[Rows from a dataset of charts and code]
════
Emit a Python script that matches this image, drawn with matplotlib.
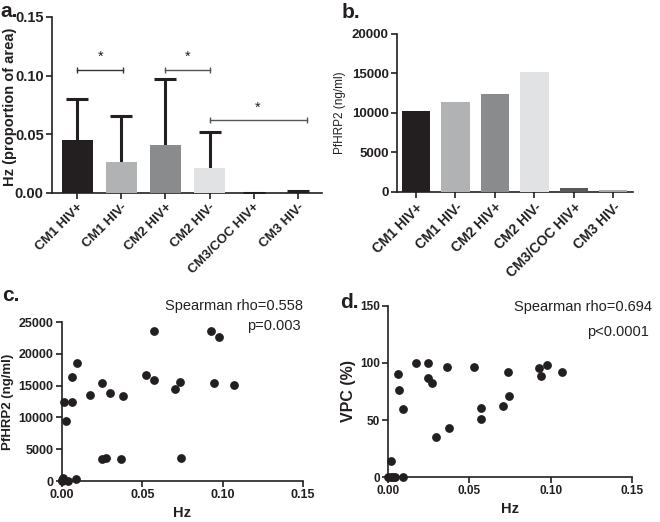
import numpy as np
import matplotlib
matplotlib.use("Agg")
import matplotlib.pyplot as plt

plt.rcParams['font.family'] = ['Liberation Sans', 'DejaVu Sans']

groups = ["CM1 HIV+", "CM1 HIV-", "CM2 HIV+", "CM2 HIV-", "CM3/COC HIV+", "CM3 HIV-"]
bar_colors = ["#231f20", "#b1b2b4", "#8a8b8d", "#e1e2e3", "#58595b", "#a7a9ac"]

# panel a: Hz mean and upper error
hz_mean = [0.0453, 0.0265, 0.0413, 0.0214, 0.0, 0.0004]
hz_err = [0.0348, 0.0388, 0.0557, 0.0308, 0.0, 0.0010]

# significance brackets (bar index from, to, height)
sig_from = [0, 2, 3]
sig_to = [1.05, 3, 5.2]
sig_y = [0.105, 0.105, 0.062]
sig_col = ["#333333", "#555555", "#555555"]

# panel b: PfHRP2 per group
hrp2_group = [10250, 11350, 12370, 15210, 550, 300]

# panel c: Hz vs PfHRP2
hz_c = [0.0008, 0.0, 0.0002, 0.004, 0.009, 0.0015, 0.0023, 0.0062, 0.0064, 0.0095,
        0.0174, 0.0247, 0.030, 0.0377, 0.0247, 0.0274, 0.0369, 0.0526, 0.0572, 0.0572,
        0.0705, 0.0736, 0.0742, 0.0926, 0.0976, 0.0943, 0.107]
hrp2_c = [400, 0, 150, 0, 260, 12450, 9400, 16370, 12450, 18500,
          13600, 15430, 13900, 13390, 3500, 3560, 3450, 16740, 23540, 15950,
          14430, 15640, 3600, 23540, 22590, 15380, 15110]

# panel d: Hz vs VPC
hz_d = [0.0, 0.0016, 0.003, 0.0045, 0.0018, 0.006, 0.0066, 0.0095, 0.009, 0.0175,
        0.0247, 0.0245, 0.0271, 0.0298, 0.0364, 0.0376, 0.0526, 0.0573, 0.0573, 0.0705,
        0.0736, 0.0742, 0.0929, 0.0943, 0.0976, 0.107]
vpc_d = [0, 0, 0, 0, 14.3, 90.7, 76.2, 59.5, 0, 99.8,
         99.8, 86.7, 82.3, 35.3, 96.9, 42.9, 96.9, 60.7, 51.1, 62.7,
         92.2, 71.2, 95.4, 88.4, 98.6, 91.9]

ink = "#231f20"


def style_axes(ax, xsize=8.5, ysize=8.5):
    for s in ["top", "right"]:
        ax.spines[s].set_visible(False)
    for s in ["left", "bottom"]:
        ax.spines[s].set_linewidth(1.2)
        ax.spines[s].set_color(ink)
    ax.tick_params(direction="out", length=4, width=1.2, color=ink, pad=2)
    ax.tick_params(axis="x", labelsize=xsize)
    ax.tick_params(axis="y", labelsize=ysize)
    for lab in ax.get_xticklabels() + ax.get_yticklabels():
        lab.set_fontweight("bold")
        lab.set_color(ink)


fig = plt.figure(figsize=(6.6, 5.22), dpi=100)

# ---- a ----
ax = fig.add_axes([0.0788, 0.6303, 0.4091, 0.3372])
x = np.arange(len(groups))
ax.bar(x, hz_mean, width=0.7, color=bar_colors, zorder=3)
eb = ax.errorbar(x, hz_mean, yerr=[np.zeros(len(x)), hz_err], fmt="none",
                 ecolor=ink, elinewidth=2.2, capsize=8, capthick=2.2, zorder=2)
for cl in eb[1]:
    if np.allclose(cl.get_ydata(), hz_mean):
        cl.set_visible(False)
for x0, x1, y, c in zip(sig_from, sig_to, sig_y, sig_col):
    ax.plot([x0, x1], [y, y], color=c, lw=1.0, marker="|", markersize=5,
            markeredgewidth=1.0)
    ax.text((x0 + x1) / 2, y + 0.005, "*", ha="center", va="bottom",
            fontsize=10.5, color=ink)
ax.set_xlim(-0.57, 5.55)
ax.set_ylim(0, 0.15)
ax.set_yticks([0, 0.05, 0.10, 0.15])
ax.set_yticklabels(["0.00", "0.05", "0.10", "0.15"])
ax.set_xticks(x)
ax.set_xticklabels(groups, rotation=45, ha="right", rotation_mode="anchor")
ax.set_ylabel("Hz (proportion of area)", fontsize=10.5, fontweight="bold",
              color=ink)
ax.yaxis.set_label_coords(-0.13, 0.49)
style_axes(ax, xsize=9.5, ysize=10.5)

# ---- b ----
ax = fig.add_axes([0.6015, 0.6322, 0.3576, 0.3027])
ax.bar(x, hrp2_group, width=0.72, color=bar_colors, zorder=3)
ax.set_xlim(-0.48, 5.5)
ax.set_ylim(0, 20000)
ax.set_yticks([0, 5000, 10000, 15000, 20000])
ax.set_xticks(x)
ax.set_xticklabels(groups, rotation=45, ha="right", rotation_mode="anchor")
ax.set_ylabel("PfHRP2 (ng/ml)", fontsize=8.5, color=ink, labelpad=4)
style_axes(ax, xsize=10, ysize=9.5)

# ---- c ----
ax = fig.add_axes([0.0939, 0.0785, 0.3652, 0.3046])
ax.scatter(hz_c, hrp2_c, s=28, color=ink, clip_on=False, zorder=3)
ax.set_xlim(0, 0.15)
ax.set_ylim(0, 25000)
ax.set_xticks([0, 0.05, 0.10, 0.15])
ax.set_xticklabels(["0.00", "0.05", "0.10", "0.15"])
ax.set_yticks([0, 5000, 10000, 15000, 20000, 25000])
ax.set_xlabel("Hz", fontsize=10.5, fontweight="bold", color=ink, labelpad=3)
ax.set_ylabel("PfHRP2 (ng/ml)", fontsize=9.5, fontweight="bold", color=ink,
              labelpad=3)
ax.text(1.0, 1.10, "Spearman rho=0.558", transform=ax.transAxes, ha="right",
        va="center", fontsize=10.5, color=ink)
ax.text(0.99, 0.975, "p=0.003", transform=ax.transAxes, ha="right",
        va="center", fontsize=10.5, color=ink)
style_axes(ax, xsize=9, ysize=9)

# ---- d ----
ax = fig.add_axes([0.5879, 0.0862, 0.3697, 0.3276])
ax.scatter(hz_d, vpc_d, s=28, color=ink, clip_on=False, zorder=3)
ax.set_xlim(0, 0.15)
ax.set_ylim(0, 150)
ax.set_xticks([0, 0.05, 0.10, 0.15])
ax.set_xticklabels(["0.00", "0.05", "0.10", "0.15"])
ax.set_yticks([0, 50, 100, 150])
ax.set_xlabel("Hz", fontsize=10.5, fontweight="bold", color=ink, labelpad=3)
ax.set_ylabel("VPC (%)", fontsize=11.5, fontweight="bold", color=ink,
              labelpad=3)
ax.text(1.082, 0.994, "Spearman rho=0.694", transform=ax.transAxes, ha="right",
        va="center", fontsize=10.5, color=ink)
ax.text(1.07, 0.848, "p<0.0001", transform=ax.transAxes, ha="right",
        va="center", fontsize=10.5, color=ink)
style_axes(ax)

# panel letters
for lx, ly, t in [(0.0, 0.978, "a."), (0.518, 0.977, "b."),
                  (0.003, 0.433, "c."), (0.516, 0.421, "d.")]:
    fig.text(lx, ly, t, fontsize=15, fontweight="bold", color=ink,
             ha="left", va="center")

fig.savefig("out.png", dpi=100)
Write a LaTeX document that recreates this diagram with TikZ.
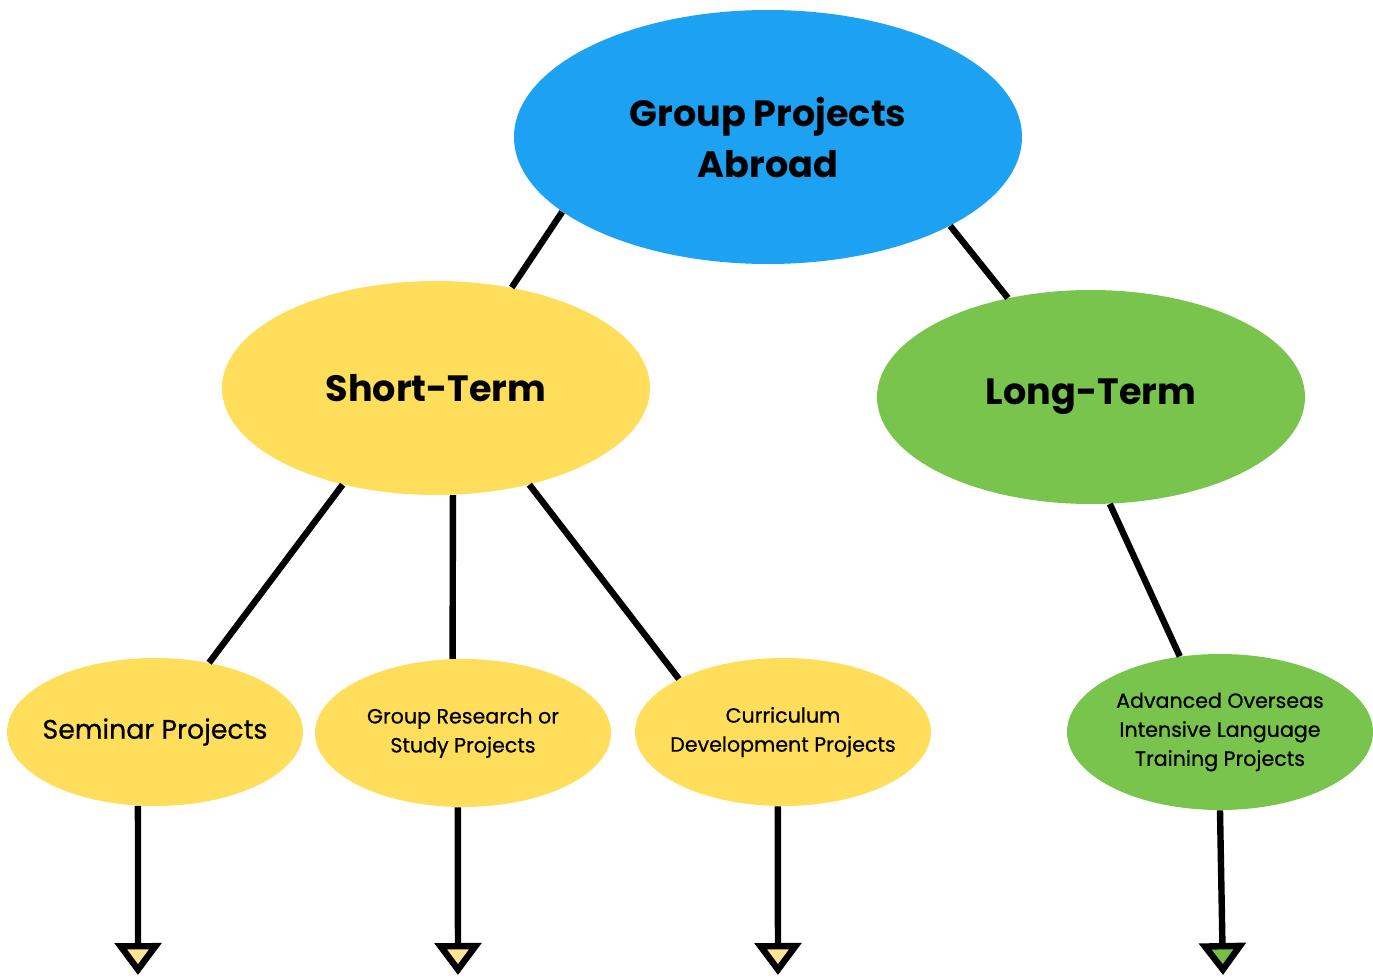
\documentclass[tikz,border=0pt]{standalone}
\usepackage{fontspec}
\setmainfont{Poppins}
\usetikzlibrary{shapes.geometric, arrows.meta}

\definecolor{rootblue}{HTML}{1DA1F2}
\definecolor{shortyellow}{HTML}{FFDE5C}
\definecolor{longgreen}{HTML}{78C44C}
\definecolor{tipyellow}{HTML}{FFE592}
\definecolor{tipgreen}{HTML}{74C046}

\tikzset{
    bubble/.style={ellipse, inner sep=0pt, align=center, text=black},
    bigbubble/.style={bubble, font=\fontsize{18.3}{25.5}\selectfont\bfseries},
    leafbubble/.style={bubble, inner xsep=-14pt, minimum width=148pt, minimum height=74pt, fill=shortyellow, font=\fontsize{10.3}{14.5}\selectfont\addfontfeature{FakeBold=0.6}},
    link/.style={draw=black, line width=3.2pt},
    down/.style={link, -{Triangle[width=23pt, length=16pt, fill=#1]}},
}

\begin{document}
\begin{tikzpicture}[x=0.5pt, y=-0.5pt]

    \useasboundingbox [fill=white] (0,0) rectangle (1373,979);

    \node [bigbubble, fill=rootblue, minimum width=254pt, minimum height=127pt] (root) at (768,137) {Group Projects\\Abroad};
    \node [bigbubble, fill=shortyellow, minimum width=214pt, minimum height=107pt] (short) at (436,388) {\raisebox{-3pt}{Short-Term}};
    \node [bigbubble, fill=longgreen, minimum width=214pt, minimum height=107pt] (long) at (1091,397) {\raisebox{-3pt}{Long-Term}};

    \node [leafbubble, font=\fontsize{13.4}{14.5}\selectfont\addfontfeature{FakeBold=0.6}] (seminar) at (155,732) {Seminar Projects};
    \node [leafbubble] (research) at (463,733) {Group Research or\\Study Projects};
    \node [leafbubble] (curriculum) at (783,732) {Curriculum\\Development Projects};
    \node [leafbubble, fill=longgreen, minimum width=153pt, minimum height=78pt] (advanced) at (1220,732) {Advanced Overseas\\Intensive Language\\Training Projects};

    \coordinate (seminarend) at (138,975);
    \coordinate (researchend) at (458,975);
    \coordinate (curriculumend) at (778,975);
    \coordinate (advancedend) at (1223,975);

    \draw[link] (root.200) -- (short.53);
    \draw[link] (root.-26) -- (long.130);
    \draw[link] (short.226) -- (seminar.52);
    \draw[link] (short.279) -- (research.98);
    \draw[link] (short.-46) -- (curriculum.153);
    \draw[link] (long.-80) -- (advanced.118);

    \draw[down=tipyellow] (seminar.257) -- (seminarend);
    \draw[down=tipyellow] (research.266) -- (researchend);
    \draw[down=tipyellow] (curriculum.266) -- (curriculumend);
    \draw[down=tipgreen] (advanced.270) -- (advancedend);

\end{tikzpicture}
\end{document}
════
[WRITTEN EXERCISE] Pull every line containing "with" out of the records.

[ANSWER TO THIS EXERCISE]
Emit a Python script that matches this image, drawn with matplotlib.
Write a LaTeX document that recreates this diagram with TikZ.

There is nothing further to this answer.